• **INSTRUCTIONS TO FOLLOW**: Restate word for word the lines of the data below, from the first through the one that has "const yMinorTicks = [5e3, 15e3, 25e3, 35e3, 45e3];".

• **Records with drawing code**:

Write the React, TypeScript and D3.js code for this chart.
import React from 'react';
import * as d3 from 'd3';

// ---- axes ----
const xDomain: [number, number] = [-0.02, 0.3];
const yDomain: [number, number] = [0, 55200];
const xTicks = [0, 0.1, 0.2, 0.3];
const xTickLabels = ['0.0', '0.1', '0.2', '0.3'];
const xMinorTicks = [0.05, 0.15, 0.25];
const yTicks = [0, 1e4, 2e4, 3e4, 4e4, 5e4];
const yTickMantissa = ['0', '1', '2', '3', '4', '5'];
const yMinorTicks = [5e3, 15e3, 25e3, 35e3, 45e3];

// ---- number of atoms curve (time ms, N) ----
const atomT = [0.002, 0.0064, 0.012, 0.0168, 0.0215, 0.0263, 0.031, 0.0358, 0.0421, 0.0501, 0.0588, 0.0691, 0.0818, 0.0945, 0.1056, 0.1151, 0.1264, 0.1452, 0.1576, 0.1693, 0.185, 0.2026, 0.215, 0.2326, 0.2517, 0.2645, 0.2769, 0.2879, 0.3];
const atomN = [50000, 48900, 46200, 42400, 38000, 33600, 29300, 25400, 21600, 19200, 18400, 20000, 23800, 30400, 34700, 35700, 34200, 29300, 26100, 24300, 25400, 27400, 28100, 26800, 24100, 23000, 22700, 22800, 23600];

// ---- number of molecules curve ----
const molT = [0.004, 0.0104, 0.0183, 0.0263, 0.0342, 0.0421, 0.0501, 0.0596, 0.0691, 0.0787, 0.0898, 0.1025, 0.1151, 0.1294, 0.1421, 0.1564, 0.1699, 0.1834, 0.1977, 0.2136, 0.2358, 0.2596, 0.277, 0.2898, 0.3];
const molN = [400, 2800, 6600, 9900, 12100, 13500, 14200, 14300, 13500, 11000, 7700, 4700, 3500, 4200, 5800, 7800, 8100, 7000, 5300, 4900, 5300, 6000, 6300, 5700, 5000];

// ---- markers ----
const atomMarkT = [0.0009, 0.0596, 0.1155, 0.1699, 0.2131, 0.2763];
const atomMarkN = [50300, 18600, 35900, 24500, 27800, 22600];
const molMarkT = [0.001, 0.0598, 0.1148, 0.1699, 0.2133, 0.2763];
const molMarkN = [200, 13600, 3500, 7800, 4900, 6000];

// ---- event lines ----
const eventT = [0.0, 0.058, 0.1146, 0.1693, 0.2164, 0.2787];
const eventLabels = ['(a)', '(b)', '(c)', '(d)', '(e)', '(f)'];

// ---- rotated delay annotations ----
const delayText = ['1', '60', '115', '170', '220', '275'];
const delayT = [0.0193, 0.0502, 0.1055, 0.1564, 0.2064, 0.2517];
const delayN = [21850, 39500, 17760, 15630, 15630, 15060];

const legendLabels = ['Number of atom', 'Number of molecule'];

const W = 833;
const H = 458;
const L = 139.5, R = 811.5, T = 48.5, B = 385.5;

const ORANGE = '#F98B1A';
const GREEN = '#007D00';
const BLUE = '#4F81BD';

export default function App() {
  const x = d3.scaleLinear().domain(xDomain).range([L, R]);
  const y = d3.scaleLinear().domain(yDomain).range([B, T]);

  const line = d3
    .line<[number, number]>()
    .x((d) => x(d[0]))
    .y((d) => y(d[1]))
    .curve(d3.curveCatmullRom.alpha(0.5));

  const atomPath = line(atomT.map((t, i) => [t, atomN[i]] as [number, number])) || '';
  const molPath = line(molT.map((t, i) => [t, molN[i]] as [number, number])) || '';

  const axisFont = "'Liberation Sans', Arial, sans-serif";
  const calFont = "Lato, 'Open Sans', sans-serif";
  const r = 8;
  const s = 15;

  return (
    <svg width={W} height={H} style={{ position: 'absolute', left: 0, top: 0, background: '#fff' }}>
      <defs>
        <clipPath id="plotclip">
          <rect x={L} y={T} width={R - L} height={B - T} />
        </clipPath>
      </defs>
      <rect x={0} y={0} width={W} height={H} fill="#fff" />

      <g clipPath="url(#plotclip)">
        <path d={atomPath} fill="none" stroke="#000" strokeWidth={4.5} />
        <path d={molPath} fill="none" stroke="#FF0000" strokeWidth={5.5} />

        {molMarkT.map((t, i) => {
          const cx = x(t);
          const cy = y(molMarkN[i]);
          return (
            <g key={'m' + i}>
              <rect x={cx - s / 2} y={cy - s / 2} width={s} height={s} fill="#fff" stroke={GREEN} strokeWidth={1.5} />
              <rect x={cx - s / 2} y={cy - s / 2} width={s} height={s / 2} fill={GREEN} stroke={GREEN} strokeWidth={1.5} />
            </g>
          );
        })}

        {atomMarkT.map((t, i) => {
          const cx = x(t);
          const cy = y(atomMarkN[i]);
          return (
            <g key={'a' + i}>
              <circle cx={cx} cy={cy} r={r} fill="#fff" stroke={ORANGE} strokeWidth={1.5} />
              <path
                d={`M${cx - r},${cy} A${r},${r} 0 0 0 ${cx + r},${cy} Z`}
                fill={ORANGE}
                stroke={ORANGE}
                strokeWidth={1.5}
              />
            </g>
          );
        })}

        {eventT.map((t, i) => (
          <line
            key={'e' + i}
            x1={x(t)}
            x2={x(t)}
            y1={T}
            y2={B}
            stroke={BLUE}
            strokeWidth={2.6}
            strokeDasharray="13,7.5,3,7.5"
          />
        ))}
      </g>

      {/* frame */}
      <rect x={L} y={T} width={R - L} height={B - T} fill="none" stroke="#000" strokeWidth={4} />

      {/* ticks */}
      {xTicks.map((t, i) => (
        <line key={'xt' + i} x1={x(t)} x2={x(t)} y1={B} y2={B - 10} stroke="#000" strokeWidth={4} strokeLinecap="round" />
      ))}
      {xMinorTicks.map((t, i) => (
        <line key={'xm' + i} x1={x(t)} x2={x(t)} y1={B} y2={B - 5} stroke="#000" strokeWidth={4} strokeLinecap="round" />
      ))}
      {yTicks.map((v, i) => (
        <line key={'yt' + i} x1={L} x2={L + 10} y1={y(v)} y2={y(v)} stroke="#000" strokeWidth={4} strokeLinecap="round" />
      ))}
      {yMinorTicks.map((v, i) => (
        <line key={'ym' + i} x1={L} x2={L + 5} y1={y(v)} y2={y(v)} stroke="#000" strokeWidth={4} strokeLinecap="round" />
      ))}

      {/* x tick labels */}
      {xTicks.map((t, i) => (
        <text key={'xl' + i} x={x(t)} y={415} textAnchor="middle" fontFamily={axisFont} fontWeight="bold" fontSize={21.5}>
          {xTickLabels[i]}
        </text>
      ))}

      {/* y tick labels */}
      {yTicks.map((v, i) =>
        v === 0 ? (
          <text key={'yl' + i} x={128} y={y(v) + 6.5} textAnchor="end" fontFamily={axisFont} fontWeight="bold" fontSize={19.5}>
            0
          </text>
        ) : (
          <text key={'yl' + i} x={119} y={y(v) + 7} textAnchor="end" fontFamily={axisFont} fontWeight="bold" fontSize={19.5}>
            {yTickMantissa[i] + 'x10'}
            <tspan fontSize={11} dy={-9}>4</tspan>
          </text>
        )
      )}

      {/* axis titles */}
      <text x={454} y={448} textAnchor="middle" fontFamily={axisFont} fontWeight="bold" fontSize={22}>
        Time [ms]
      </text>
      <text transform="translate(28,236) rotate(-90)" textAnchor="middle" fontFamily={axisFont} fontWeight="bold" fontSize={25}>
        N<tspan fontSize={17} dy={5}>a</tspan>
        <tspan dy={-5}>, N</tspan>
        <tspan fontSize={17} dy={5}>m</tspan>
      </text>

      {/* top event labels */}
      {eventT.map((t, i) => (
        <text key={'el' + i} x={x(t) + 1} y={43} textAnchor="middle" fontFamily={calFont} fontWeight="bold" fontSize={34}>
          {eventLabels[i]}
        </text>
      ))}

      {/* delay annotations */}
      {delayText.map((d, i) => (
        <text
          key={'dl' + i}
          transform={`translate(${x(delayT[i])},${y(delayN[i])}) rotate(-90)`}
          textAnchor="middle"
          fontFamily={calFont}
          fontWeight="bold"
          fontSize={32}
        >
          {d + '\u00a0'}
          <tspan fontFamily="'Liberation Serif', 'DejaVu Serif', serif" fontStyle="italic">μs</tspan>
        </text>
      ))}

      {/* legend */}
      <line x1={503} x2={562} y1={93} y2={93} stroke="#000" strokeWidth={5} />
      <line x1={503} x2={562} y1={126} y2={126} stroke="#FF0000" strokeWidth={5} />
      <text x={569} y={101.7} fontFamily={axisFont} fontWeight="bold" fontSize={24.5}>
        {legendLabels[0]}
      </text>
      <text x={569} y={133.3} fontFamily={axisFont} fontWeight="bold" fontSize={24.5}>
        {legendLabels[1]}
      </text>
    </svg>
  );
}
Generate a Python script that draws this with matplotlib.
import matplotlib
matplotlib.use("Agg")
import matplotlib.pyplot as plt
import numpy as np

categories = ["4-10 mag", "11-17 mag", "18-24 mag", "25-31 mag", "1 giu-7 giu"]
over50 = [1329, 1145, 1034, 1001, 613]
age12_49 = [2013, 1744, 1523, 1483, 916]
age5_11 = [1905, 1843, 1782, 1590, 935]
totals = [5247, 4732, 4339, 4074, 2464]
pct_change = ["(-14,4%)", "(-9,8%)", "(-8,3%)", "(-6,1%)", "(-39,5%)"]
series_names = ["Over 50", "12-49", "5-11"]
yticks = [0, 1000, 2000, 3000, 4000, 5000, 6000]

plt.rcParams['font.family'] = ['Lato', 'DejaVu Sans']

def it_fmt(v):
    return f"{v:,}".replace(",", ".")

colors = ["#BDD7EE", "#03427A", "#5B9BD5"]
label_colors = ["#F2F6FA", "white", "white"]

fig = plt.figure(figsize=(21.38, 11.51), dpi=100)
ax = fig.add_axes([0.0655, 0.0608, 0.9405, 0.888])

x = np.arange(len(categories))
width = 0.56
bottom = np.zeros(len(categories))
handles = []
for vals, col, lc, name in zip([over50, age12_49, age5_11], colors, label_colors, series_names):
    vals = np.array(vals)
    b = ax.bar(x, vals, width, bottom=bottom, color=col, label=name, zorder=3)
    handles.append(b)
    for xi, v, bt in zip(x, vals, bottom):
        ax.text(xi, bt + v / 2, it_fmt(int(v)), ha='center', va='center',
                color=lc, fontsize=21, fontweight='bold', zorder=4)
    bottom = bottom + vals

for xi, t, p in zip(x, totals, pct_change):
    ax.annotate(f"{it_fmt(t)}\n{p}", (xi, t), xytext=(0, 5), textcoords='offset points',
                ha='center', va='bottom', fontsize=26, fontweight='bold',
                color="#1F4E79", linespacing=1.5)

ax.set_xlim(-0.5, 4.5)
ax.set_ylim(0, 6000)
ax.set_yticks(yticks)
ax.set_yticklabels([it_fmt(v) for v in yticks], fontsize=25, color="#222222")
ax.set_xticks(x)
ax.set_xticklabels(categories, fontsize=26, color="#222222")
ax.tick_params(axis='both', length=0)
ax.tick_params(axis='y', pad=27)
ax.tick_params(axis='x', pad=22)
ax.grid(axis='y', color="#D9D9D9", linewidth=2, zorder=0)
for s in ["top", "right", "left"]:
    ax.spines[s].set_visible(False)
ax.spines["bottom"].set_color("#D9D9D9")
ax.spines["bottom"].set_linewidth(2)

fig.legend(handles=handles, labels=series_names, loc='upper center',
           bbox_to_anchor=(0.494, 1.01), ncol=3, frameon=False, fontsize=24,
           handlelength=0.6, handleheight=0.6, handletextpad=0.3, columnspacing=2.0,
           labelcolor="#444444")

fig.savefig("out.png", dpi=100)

• **SOLVED PROBLEM**:
Write the React, TypeScript and D3.js code for this chart.
import React from 'react';
import * as d3 from 'd3';

// ---- axes ----
const xDomain: [number, number] = [-0.02, 0.3];
const yDomain: [number, number] = [0, 55200];
const xTicks = [0, 0.1, 0.2, 0.3];
const xTickLabels = ['0.0', '0.1', '0.2', '0.3'];
const xMinorTicks = [0.05, 0.15, 0.25];
const yTicks = [0, 1e4, 2e4, 3e4, 4e4, 5e4];
const yTickMantissa = ['0', '1', '2', '3', '4', '5'];
const yMinorTicks = [5e3, 15e3, 25e3, 35e3, 45e3];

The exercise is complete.